Re: Kiln problem - Paragon w/Sentry Xpress 3

Post by Tom White »

You said you can program the kiln. This pretty well rules out a bad controller board. You said you can get a temperature increase on the readout by touching the thermocouple. This indicates the thermocouple is good and working. That leaves the relay, the wiring delivering the current to the elements and the elements. When you enter a program and tell the kiln to run it do you hear the "click" as the relay closes for the first time? If not the relay is your prime suspect. If you hear the click when the program starts to run you will have to examine the wiring between the relay and the elements plus the elements themselves. Your first post mentioned partial operation, heating for a while then failing to heat. Now you have no heating at all. That sounds to me like a failure in the switchbox of a wire between the relay and the elements, failing at some point of connection. When a wire carrying current has a bad or loose connection it encounters more resistance to current flow at that point. This leads to localized heating at the point of poor connection which leads to oxidation of the wire and/or connector there which adds more resistance to current flow which leads to more heating at that point and on and on in a vicious circle until the resistance becomes enough to melt the wire in two at that point resulting in an open circuit which will not carry current to and through the elements. You will have to unplug the kiln from the electric supply, remove the cover from the switch box and examine the large diameter wires which run to the elements at the top and bottom of the kiln. Gently move them at each end to see if they are still connected and not burned off at the end. Also inspect the jumper wire between the top and the bottom element near the center of the height of the kiln wall if this model kiln has two elements wired in series with a jumper wire between the top and bottom element. I suspect you will find the end of one of these three wires burned off from a failed connection which heated the wire until it melted in two. The repair will be to replace that wire with the proper wire using the proper ends on it and perhaps replacing the connector to which that wire is attached if it is also damaged. Paragon can supply the right wire and/or connector if you provide them with the kiln model number, serial number and part number(s) from your controller manual.

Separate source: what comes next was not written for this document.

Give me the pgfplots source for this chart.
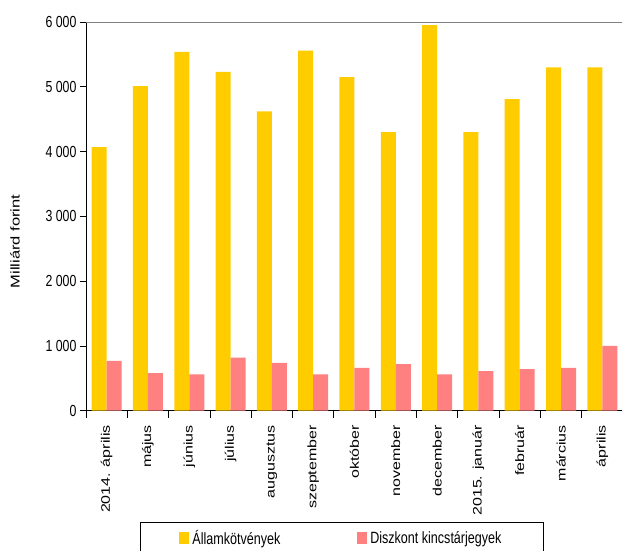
\documentclass[border=0pt]{standalone}
\usepackage{fontspec}
\setmainfont{Liberation Sans}
\newfontfamily\sqfont[FakeStretch=0.77]{Liberation Sans}
\usepackage{pgfplots}
\pgfplotsset{compat=1.18}

\definecolor{allam}{HTML}{FFCC00}
\definecolor{diszk}{HTML}{FF8080}
% squeeze rotated labels the same way as the horizontal ones
\newcommand\sq[1]{\scalebox{1}[0.77]{#1}}

\begin{document}
\begin{tikzpicture}
\useasboundingbox (-86pt,-139.3pt) rectangle (536pt,410.7pt);
\begin{axis}[
    at={(0pt,0pt)}, anchor=south west,
    width=537pt, height=388.7pt, scale only axis,
    ybar=0pt, bar width=15pt,
    ymin=0, ymax=6000,
    xmin=-0.5, xmax=12.5,
    axis x line*=bottom, axis y line*=left,
    axis line style={black, line width=0.8pt},
    tick align=outside,
    major tick length=6pt,
    minor tick length=7pt,
    ytick={0,1000,...,6000},
    yticklabels={0,1 000,2 000,3 000,4 000,5 000,6 000},
    yticklabel style={font=\fontsize{16}{19}\sqfont},
    ytick style={black, line width=0.8pt},
    extra y ticks={6000},
    extra y tick labels={},
    extra y tick style={grid=major, major grid style={gray, line width=1pt}},
    xtick={0,...,12},
    xticklabels={\sq{2014. április}, \sq{május}, \sq{június}, \sq{július},
        \sq{augusztus}, \sq{szeptember}, \sq{október}, \sq{november},
        \sq{december}, \sq{2015. január}, \sq{február}, \sq{március}, \sq{április}},
    xticklabel style={rotate=90, anchor=east, font=\fontsize{16}{19}\selectfont},
    xticklabel shift=5pt,
    major x tick style={draw=none},
    minor xtick={-0.5,0.5,...,12.5},
    minor x tick style={black, line width=0.8pt},
    ylabel={\sq{Milliárd forint}},
    ylabel style={at={(axis description cs:-0.132,0.435)}, anchor=center,
        font=\fontsize{16.5}{19}\selectfont},
    legend columns=2,
    legend image code/.code={\fill[#1] (0pt,-6.3pt) rectangle (10pt,6.3pt);},
    legend style={at={(axis description cs:0.1006,-0.2856)}, anchor=north west,
        draw=black, line width=0.8pt, font=\fontsize{16.3}{19}\sqfont,
        inner xsep=39pt, inner ysep=8pt,
        nodes={inner xsep=3pt, inner ysep=0pt},
        /tikz/every even column/.append style={column sep=74pt}},
]
\addplot[fill=allam, draw=none] coordinates {
    (0,4070) (1,5010) (2,5540) (3,5230) (4,4620) (5,5560) (6,5150)
    (7,4300) (8,5950) (9,4300) (10,4810) (11,5300) (12,5300)};
\addplot[fill=diszk, draw=none] coordinates {
    (0,770) (1,580) (2,560) (3,820) (4,740) (5,560) (6,660)
    (7,720) (8,560) (9,610) (10,640) (11,660) (12,1000)};
\legend{Államkötvények, Diszkont kincstárjegyek}
\end{axis}
\end{tikzpicture}
\end{document}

If none of the wires in the switch box are loose you will have to test each element for continuity by touching the probes of an ohm meter or multimeter set to the lowest resistance or continuity range to see if it conducts current provided by the tester from one end of the element to the other. If the needle of an analog meter moves, the digital reading of a digital meter changes and stays stable or the contunuity tone from the meter sounds that element is not burned in two inside the kiln. Perform the same test on the second element, the jumper wire between the elements (if present) and the wires attached to the top and bottom of the elements and the other end of that wire. If all tests indicate continuity the problem lies elsewhere.

My money is on a burnt wire in the switch box, however an element burned in two can connect when cold then move and disconnect when hot producing your first condition but this is much less likely than an open connection in the switch box.